Quels constats de départ vont guider vos travaux sur la dépendance ?

Tout d’abord, il existe une multitude d’acteurs du financement de la perte d’autonomie – mutuelles, Caisse nationale d’assurance vieillesse (Cnav), complémentaires santé, conseils départementaux (voir l’illustration page 17, NDLR)... Malgré ces financements multiples, le reste à charge, pour les ménages, demeure énorme. La Caisse nationale de solidarité pour l’autonomie (CNSA) devrait être la garante de l’équité. Cependant, elle ne dispose pas des ressources suffisantes pour remplir cette mission d’accompagnement. Elle n’est pas une caisse de sécurité sociale comme les autres : elle n’a pas de relais territoriaux et ne peut qu’observer ce que font les conférences de financeurs dans les départements. Je ne pense donc pas qu’il soit nécessaire d’inventer autre chose, les manques doivent pouvoir être comblés avec les structures déjà en place, par des mécanismes qui améliorent et facilitent la prise en charge.

Quelles pistes entrevoyez-vous pour faire face à l’augmentation inévitable des dépenses ?

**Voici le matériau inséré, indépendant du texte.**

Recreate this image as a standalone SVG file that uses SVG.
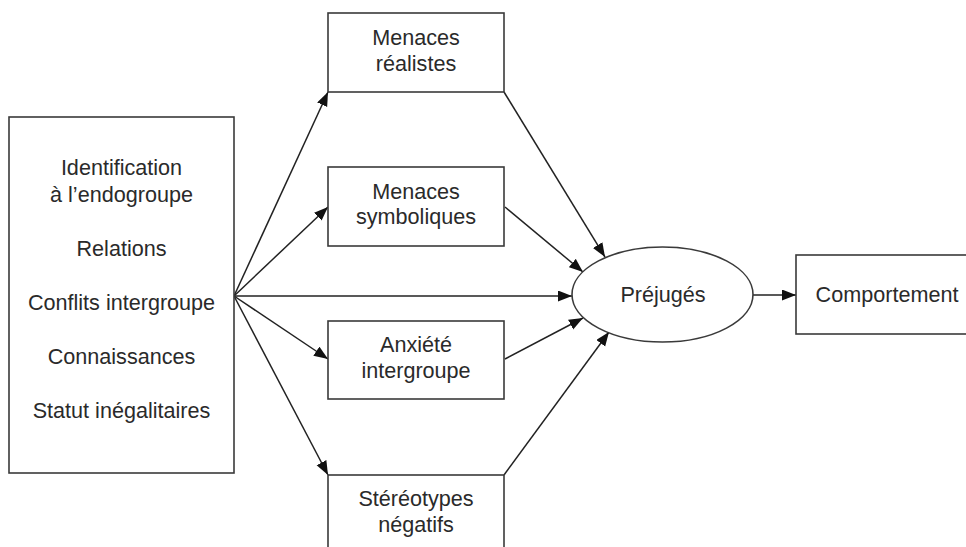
<svg xmlns="http://www.w3.org/2000/svg" width="966" height="547" viewBox="0 0 966 547">
<style>
.box{fill:#fff;stroke:#3a3a3a;stroke-width:1.6}
.t{font-family:"Liberation Sans",Arial,sans-serif;font-size:21.6px;fill:#2a2a2a;text-anchor:middle}
.c{stroke:#222;stroke-width:1.5;fill:none;marker-end:url(#ah)}
</style>
<defs>
<marker id="ah" markerUnits="userSpaceOnUse" markerWidth="15" markerHeight="12" refX="14" refY="5.5" orient="auto">
<path d="M0,0 L14,5.5 L0,11 z" fill="#111"/>
</marker>
</defs>
<rect width="966" height="547" fill="#fff"/>
<g id="connectors">
<line class="c" x1="234" y1="296" x2="328" y2="92"/>
<line class="c" x1="234" y1="296" x2="328" y2="207"/>
<line class="c" x1="234" y1="296" x2="572" y2="296"/>
<line class="c" x1="234" y1="296" x2="328" y2="359"/>
<line class="c" x1="234" y1="296" x2="328" y2="475"/>
<line class="c" x1="504" y1="92" x2="605" y2="257"/>
<line class="c" x1="505" y1="207" x2="583" y2="272"/>
<line class="c" x1="505" y1="359" x2="583" y2="318"/>
<line class="c" x1="504" y1="475" x2="609" y2="332"/>
<line class="c" x1="753" y1="295" x2="796" y2="295"/>
</g>
<g id="antecedents">
<rect class="box" x="9" y="117" width="225" height="356"/>
<text class="t" x="121.5" y="175">Identification</text>
<text class="t" x="121.5" y="202">à l’endogroupe</text>
<text class="t" x="121.5" y="256">Relations</text>
<text class="t" x="121.5" y="310">Conflits intergroupe</text>
<text class="t" x="121.5" y="364">Connaissances</text>
<text class="t" x="121.5" y="418">Statut inégalitaires</text>
</g>
<g id="menaces-realistes">
<rect class="box" x="328" y="13" width="176" height="79"/>
<text class="t" x="416" y="45">Menaces</text>
<text class="t" x="416" y="71">réalistes</text>
</g>
<g id="menaces-symboliques">
<rect class="box" x="328" y="167" width="176" height="79"/>
<text class="t" x="416" y="199">Menaces</text>
<text class="t" x="416" y="224">symboliques</text>
</g>
<g id="anxiete">
<rect class="box" x="328" y="321" width="176" height="78"/>
<text class="t" x="416" y="352">Anxiété</text>
<text class="t" x="416" y="378">intergroupe</text>
</g>
<g id="stereotypes">
<rect class="box" x="328" y="475" width="176" height="90"/>
<text class="t" x="416" y="506">Stéréotypes</text>
<text class="t" x="416" y="532">négatifs</text>
</g>
<g id="prejuges">
<ellipse class="box" cx="662.5" cy="294.5" rx="90.5" ry="47.5"/>
<text class="t" x="663" y="302">Préjugés</text>
</g>
<g id="comportement">
<rect class="box" x="796" y="255" width="180" height="79"/>
<text class="t" x="887" y="302">Comportement</text>
</g>
</svg>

A l’heure actuelle, l’augmentation des cotisations est une option que beaucoup refusent de considérer. Cependant, compte tenu de l’évolution démographique – 2 millions de personnes sont actuellement en perte d’autonomie, elles seront le double en 2030, c’est-à-dire demain –, cette question devra être étudiée. A titre personnel, je suis également favorable à une réforme des droits de mutation. Pour les personnes à faibles revenus, l’allocation hébergement assortie d’un recours succession est appliquée différemment par les départements. Certains se tournent même vers les petits-enfants, qui sont en général en recherche d’emploi ou en train de construire leur avenir. Il conviendrait de revoir ces dispositions, voire de les supprimer.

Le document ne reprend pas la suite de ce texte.